[Problem details]: Reproduce the listing exactly and skip over any pictures.
++++
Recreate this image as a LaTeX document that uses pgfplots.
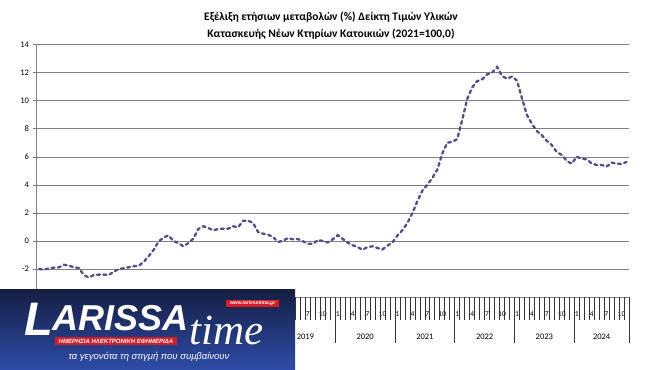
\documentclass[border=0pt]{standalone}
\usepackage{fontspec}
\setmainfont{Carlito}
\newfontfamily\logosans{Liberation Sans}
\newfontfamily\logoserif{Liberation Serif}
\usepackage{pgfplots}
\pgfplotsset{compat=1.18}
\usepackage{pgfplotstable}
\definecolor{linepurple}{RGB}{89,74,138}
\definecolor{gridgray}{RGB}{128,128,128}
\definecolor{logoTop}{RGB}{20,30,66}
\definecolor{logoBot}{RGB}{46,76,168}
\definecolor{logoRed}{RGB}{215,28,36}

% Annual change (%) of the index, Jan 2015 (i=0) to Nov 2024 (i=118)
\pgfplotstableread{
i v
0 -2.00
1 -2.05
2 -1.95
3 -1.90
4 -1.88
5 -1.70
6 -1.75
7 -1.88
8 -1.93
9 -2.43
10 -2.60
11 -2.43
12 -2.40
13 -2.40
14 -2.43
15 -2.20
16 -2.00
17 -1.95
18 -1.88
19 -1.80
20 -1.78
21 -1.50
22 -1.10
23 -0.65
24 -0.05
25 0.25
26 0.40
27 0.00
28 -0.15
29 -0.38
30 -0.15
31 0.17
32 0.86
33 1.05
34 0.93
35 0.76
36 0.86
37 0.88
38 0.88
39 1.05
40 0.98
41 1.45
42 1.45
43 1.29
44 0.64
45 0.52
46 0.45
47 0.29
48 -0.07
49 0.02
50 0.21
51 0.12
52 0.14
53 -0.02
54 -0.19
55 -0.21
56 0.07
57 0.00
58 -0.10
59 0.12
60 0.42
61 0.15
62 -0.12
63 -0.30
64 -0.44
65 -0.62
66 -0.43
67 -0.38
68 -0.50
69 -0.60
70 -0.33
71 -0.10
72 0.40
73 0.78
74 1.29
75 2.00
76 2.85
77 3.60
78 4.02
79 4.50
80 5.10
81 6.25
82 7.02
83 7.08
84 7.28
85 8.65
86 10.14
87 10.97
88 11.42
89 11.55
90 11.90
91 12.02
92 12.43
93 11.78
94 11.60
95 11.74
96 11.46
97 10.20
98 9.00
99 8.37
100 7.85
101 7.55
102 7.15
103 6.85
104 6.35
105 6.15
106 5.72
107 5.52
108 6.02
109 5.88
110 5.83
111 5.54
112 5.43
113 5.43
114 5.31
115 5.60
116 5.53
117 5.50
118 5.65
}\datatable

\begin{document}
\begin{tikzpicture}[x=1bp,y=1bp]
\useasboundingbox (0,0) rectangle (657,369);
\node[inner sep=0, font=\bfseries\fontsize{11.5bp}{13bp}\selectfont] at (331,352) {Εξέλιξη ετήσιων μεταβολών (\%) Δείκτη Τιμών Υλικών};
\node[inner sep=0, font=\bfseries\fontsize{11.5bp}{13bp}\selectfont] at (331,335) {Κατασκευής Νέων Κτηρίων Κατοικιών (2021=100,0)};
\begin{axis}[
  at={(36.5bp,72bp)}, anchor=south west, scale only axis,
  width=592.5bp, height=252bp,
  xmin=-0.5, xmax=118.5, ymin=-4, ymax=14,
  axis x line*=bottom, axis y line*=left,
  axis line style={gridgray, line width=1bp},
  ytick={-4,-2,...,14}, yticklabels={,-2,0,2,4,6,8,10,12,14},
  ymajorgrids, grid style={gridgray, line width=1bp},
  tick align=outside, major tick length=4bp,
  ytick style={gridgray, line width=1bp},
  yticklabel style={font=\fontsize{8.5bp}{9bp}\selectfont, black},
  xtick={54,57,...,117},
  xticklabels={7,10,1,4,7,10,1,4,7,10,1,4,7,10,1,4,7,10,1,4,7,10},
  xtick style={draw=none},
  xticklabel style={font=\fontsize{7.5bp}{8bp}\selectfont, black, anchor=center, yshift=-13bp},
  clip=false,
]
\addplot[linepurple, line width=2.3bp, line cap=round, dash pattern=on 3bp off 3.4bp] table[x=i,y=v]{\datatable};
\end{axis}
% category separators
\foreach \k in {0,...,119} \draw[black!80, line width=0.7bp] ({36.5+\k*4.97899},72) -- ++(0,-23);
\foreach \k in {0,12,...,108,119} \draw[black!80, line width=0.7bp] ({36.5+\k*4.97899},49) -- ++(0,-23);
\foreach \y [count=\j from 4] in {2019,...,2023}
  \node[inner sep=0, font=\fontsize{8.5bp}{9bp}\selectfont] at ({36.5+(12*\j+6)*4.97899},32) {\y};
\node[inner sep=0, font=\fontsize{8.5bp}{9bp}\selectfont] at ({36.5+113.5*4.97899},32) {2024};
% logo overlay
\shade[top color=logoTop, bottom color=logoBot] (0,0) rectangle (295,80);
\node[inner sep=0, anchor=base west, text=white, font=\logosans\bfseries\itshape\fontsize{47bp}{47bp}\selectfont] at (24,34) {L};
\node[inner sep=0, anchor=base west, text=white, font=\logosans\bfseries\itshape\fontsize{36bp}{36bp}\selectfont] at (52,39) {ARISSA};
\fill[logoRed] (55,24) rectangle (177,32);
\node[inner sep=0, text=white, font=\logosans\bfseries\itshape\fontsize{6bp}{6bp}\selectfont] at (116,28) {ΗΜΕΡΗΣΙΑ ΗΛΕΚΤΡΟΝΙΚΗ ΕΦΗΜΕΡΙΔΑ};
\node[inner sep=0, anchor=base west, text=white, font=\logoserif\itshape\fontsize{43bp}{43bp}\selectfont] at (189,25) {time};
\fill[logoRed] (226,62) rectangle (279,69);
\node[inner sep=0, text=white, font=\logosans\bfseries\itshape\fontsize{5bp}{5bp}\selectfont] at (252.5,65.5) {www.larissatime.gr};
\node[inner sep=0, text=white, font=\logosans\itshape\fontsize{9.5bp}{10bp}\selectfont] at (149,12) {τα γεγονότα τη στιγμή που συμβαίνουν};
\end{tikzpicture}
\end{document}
++++
[Output for this task]:
Recreate this image as a LaTeX document that uses pgfplots.
\documentclass[border=0pt]{standalone}
\usepackage{fontspec}
\setmainfont{Carlito}
\newfontfamily\logosans{Liberation Sans}
\newfontfamily\logoserif{Liberation Serif}
\usepackage{pgfplots}
\pgfplotsset{compat=1.18}
\usepackage{pgfplotstable}
\definecolor{linepurple}{RGB}{89,74,138}
\definecolor{gridgray}{RGB}{128,128,128}
\definecolor{logoTop}{RGB}{20,30,66}
\definecolor{logoBot}{RGB}{46,76,168}
\definecolor{logoRed}{RGB}{215,28,36}

% Annual change (%) of the index, Jan 2015 (i=0) to Nov 2024 (i=118)
\pgfplotstableread{
i v
0 -2.00
1 -2.05
2 -1.95
3 -1.90
4 -1.88
5 -1.70
6 -1.75
7 -1.88
8 -1.93
9 -2.43
10 -2.60
11 -2.43
12 -2.40
13 -2.40
14 -2.43
15 -2.20
16 -2.00
17 -1.95
18 -1.88
19 -1.80
20 -1.78
21 -1.50
22 -1.10
23 -0.65
24 -0.05
25 0.25
26 0.40
27 0.00
28 -0.15
29 -0.38
30 -0.15
31 0.17
32 0.86
33 1.05
34 0.93
35 0.76
36 0.86
37 0.88
38 0.88
39 1.05
40 0.98
41 1.45
42 1.45
43 1.29
44 0.64
45 0.52
46 0.45
47 0.29
48 -0.07
49 0.02
50 0.21
51 0.12
52 0.14
53 -0.02
54 -0.19
55 -0.21
56 0.07
57 0.00
58 -0.10
59 0.12
60 0.42
61 0.15
62 -0.12
63 -0.30
64 -0.44
65 -0.62
66 -0.43
67 -0.38
68 -0.50
69 -0.60
70 -0.33
71 -0.10
72 0.40
73 0.78
74 1.29
75 2.00
76 2.85
77 3.60
78 4.02
79 4.50
80 5.10
81 6.25
82 7.02
83 7.08
84 7.28
85 8.65
86 10.14
87 10.97
88 11.42
89 11.55
90 11.90
91 12.02
92 12.43
93 11.78
94 11.60
95 11.74
96 11.46
97 10.20
98 9.00
99 8.37
100 7.85
101 7.55
102 7.15
103 6.85
104 6.35
105 6.15
106 5.72
107 5.52
108 6.02
109 5.88
110 5.83
111 5.54
112 5.43
113 5.43
114 5.31
115 5.60
116 5.53
117 5.50
118 5.65
}\datatable

\begin{document}
\begin{tikzpicture}[x=1bp,y=1bp]
\useasboundingbox (0,0) rectangle (657,369);
\node[inner sep=0, font=\bfseries\fontsize{11.5bp}{13bp}\selectfont] at (331,352) {Εξέλιξη ετήσιων μεταβολών (\%) Δείκτη Τιμών Υλικών};
\node[inner sep=0, font=\bfseries\fontsize{11.5bp}{13bp}\selectfont] at (331,335) {Κατασκευής Νέων Κτηρίων Κατοικιών (2021=100,0)};
\begin{axis}[
  at={(36.5bp,72bp)}, anchor=south west, scale only axis,
  width=592.5bp, height=252bp,
  xmin=-0.5, xmax=118.5, ymin=-4, ymax=14,
  axis x line*=bottom, axis y line*=left,
  axis line style={gridgray, line width=1bp},
  ytick={-4,-2,...,14}, yticklabels={,-2,0,2,4,6,8,10,12,14},
  ymajorgrids, grid style={gridgray, line width=1bp},
  tick align=outside, major tick length=4bp,
  ytick style={gridgray, line width=1bp},
  yticklabel style={font=\fontsize{8.5bp}{9bp}\selectfont, black},
  xtick={54,57,...,117},
  xticklabels={7,10,1,4,7,10,1,4,7,10,1,4,7,10,1,4,7,10,1,4,7,10},
  xtick style={draw=none},
  xticklabel style={font=\fontsize{7.5bp}{8bp}\selectfont, black, anchor=center, yshift=-13bp},
  clip=false,
]
\addplot[linepurple, line width=2.3bp, line cap=round, dash pattern=on 3bp off 3.4bp] table[x=i,y=v]{\datatable};
\end{axis}
% category separators
\foreach \k in {0,...,119} \draw[black!80, line width=0.7bp] ({36.5+\k*4.97899},72) -- ++(0,-23);
\foreach \k in {0,12,...,108,119} \draw[black!80, line width=0.7bp] ({36.5+\k*4.97899},49) -- ++(0,-23);
\foreach \y [count=\j from 4] in {2019,...,2023}
  \node[inner sep=0, font=\fontsize{8.5bp}{9bp}\selectfont] at ({36.5+(12*\j+6)*4.97899},32) {\y};
\node[inner sep=0, font=\fontsize{8.5bp}{9bp}\selectfont] at ({36.5+113.5*4.97899},32) {2024};
% logo overlay
\shade[top color=logoTop, bottom color=logoBot] (0,0) rectangle (295,80);
\node[inner sep=0, anchor=base west, text=white, font=\logosans\bfseries\itshape\fontsize{47bp}{47bp}\selectfont] at (24,34) {L};
\node[inner sep=0, anchor=base west, text=white, font=\logosans\bfseries\itshape\fontsize{36bp}{36bp}\selectfont] at (52,39) {ARISSA};
\fill[logoRed] (55,24) rectangle (177,32);
\node[inner sep=0, text=white, font=\logosans\bfseries\itshape\fontsize{6bp}{6bp}\selectfont] at (116,28) {ΗΜΕΡΗΣΙΑ ΗΛΕΚΤΡΟΝΙΚΗ ΕΦΗΜΕΡΙΔΑ};
\node[inner sep=0, anchor=base west, text=white, font=\logoserif\itshape\fontsize{43bp}{43bp}\selectfont] at (189,25) {time};
\fill[logoRed] (226,62) rectangle (279,69);
\node[inner sep=0, text=white, font=\logosans\bfseries\itshape\fontsize{5bp}{5bp}\selectfont] at (252.5,65.5) {www.larissatime.gr};
\node[inner sep=0, text=white, font=\logosans\itshape\fontsize{9.5bp}{10bp}\selectfont] at (149,12) {τα γεγονότα τη στιγμή που συμβαίνουν};
\end{tikzpicture}
\end{document}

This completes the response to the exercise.